Provided material
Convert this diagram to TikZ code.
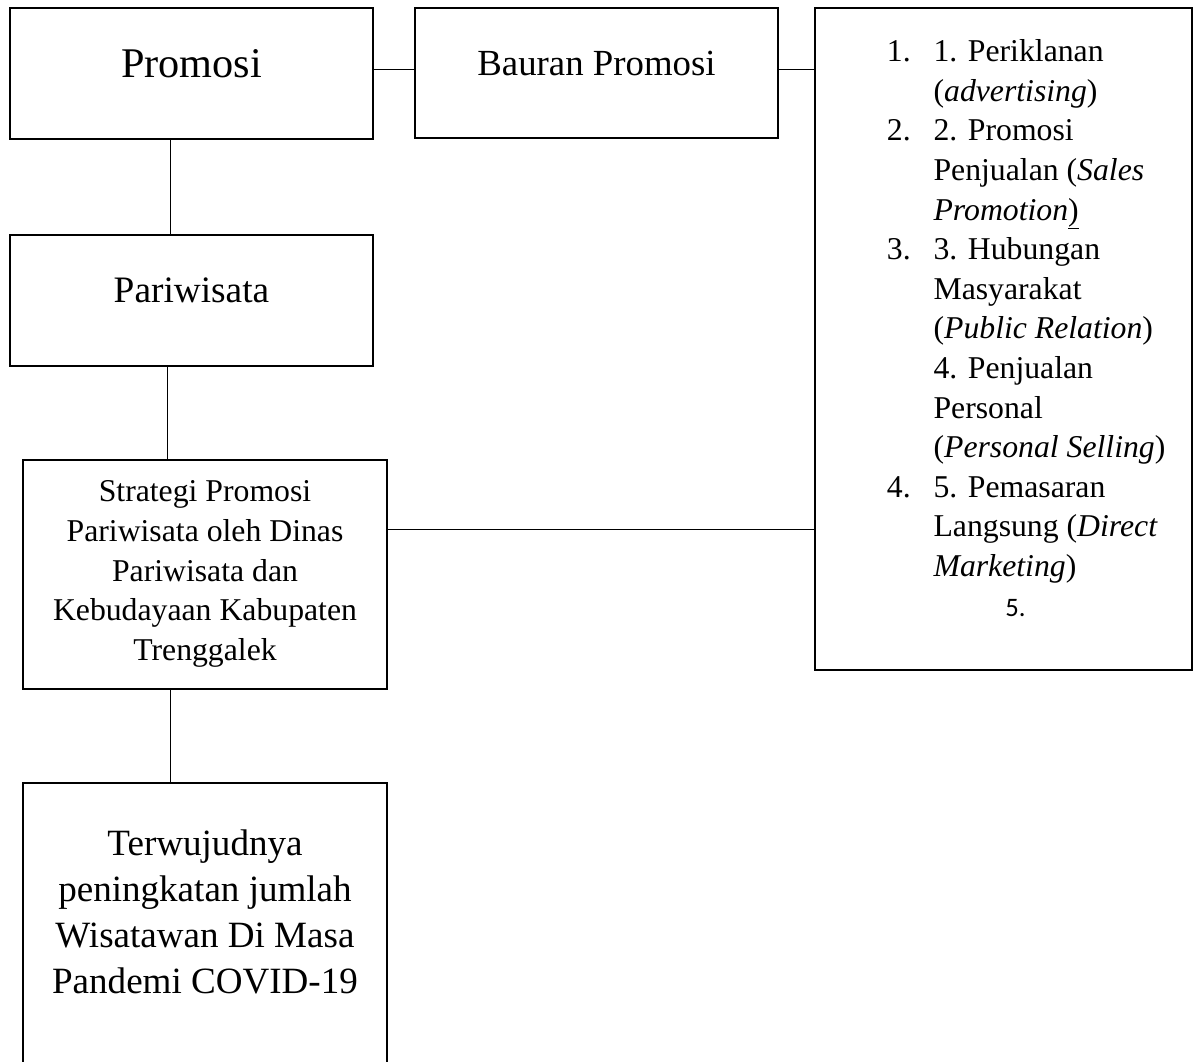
\documentclass[tikz,border=0pt]{standalone}
\usepackage{fontspec}
\setmainfont{Liberation Serif}
\newfontfamily\carlitofont{Carlito}
\begin{document}
\begin{tikzpicture}[x=0.75pt,y=-0.75pt,
  bx/.style={draw, line width=1.5pt, inner sep=0pt, outer sep=0pt},
  cn/.style={line width=0.75pt},
  tx/.style={inner sep=0pt, anchor=base},
  rt/.style={inner sep=0pt, anchor=base west, font=\fontsize{23.8}{28}\selectfont}]
\useasboundingbox[fill=white] (0,0) rectangle (1200,1061);
% boxes
\node[bx, minimum width=363*0.75pt, minimum height=131*0.75pt] (promosi) at (191.5,73.5) {};
\node[bx, minimum width=363*0.75pt, minimum height=130*0.75pt] (bauran) at (596.5,73) {};
\node[bx, minimum width=376.5*0.75pt, minimum height=662*0.75pt] (bauranlist) at (1003.7,339) {};
\node[bx, minimum width=363*0.75pt, minimum height=131*0.75pt] (pariwisata) at (191.5,300.5) {};
\node[bx, minimum width=364*0.75pt, minimum height=229*0.75pt] (strategi) at (205,574.5) {};
\node[bx, minimum width=364*0.75pt, minimum height=337*0.75pt] (hasil) at (205,951.5) {};
% connectors
\draw[cn] ([yshift=3pt]promosi.east) -- ([yshift=3pt]promosi.east -| bauran.west);
\draw[cn] ([yshift=2.6pt]bauran.east) -- ([yshift=2.6pt]bauran.east -| bauranlist.west);
\draw[cn] ([xshift=-15.6pt]promosi.south) -- ([xshift=-15.6pt]promosi.south |- pariwisata.north);
\draw[cn] ([xshift=-17.85pt]pariwisata.south) -- ([xshift=-17.85pt]pariwisata.south |- strategi.north);
\draw[cn] ([yshift=34.1pt]strategi.east) -- ([yshift=34.1pt]strategi.east -| bauranlist.west);
\draw[cn] ([xshift=-25.7pt]strategi.south) -- ([xshift=-25.7pt]strategi.south |- hasil.north);
% texts
\node[tx, font=\fontsize{31.7}{36}\selectfont] (tpromosi) at (191.5,77.3) {Promosi};
\node[tx, font=\fontsize{27.6}{32}\selectfont] (tbauran) at (596.5,75) {Bauran Promosi};
\node[tx, font=\fontsize{28}{32}\selectfont] (tpariwisata) at (191.5,302.3) {Pariwisata};
\foreach \t [count=\i from 0] in {Strategi Promosi, Pariwisata oleh Dinas, Pariwisata dan, Kebudayaan Kabupaten, Trenggalek}
  \node[tx, font=\fontsize{23.8}{28}\selectfont] (ts\i) at (205,{501.7+\i*39.75}) {\t};
\foreach \t [count=\i from 0] in {Terwujudnya, peningkatan jumlah, Wisatawan Di Masa, Pandemi COVID-19}
  \node[tx, font=\fontsize{27.8}{32}\selectfont] (th\i) at (205,{855+\i*46.3}) {\t};
% list in right box
\foreach \t [count=\i from 0] in {
  {1. Periklanan},
  {(\textit{advertising})},
  {2. Promosi},
  {Penjualan (\textit{Sales}},
  {\textit{Promotion}\underline{)}},
  {3. Hubungan},
  {Masyarakat},
  {(\textit{Public Relation})},
  {4. Penjualan},
  {Personal},
  {(\textit{Personal Selling})},
  {5. Pemasaran},
  {Langsung (\textit{Direct}},
  {\textit{Marketing})}}
  \node[rt] (rl\i) at (933.3,{61.7+\i*39.6}) {\t};
\node[rt] (rn1) at (886.7,61.7) {1.};
\node[rt] (rn2) at (886.7,{61.7+2*39.6}) {2.};
\node[rt] (rn3) at (886.7,{61.7+5*39.6}) {3.};
\node[rt] (rn4) at (886.7,{61.7+11*39.6}) {4.};
\node[inner sep=0pt, anchor=base west, font=\carlitofont\fontsize{20}{24}\selectfont] (rn5) at (1005,{61.7+14*39.6}) {5.};
\end{tikzpicture}
\end{document}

Work to be completed
Transcribe the full listing character for character. Pictures are excluded.

Response
Convert this diagram to TikZ code.
\documentclass[tikz,border=0pt]{standalone}
\usepackage{fontspec}
\setmainfont{Liberation Serif}
\newfontfamily\carlitofont{Carlito}
\begin{document}
\begin{tikzpicture}[x=0.75pt,y=-0.75pt,
  bx/.style={draw, line width=1.5pt, inner sep=0pt, outer sep=0pt},
  cn/.style={line width=0.75pt},
  tx/.style={inner sep=0pt, anchor=base},
  rt/.style={inner sep=0pt, anchor=base west, font=\fontsize{23.8}{28}\selectfont}]
\useasboundingbox[fill=white] (0,0) rectangle (1200,1061);
% boxes
\node[bx, minimum width=363*0.75pt, minimum height=131*0.75pt] (promosi) at (191.5,73.5) {};
\node[bx, minimum width=363*0.75pt, minimum height=130*0.75pt] (bauran) at (596.5,73) {};
\node[bx, minimum width=376.5*0.75pt, minimum height=662*0.75pt] (bauranlist) at (1003.7,339) {};
\node[bx, minimum width=363*0.75pt, minimum height=131*0.75pt] (pariwisata) at (191.5,300.5) {};
\node[bx, minimum width=364*0.75pt, minimum height=229*0.75pt] (strategi) at (205,574.5) {};
\node[bx, minimum width=364*0.75pt, minimum height=337*0.75pt] (hasil) at (205,951.5) {};
% connectors
\draw[cn] ([yshift=3pt]promosi.east) -- ([yshift=3pt]promosi.east -| bauran.west);
\draw[cn] ([yshift=2.6pt]bauran.east) -- ([yshift=2.6pt]bauran.east -| bauranlist.west);
\draw[cn] ([xshift=-15.6pt]promosi.south) -- ([xshift=-15.6pt]promosi.south |- pariwisata.north);
\draw[cn] ([xshift=-17.85pt]pariwisata.south) -- ([xshift=-17.85pt]pariwisata.south |- strategi.north);
\draw[cn] ([yshift=34.1pt]strategi.east) -- ([yshift=34.1pt]strategi.east -| bauranlist.west);
\draw[cn] ([xshift=-25.7pt]strategi.south) -- ([xshift=-25.7pt]strategi.south |- hasil.north);
% texts
\node[tx, font=\fontsize{31.7}{36}\selectfont] (tpromosi) at (191.5,77.3) {Promosi};
\node[tx, font=\fontsize{27.6}{32}\selectfont] (tbauran) at (596.5,75) {Bauran Promosi};
\node[tx, font=\fontsize{28}{32}\selectfont] (tpariwisata) at (191.5,302.3) {Pariwisata};
\foreach \t [count=\i from 0] in {Strategi Promosi, Pariwisata oleh Dinas, Pariwisata dan, Kebudayaan Kabupaten, Trenggalek}
  \node[tx, font=\fontsize{23.8}{28}\selectfont] (ts\i) at (205,{501.7+\i*39.75}) {\t};
\foreach \t [count=\i from 0] in {Terwujudnya, peningkatan jumlah, Wisatawan Di Masa, Pandemi COVID-19}
  \node[tx, font=\fontsize{27.8}{32}\selectfont] (th\i) at (205,{855+\i*46.3}) {\t};
% list in right box
\foreach \t [count=\i from 0] in {
  {1. Periklanan},
  {(\textit{advertising})},
  {2. Promosi},
  {Penjualan (\textit{Sales}},
  {\textit{Promotion}\underline{)}},
  {3. Hubungan},
  {Masyarakat},
  {(\textit{Public Relation})},
  {4. Penjualan},
  {Personal},
  {(\textit{Personal Selling})},
  {5. Pemasaran},
  {Langsung (\textit{Direct}},
  {\textit{Marketing})}}
  \node[rt] (rl\i) at (933.3,{61.7+\i*39.6}) {\t};
\node[rt] (rn1) at (886.7,61.7) {1.};
\node[rt] (rn2) at (886.7,{61.7+2*39.6}) {2.};
\node[rt] (rn3) at (886.7,{61.7+5*39.6}) {3.};
\node[rt] (rn4) at (886.7,{61.7+11*39.6}) {4.};
\node[inner sep=0pt, anchor=base west, font=\carlitofont\fontsize{20}{24}\selectfont] (rn5) at (1005,{61.7+14*39.6}) {5.};
\end{tikzpicture}
\end{document}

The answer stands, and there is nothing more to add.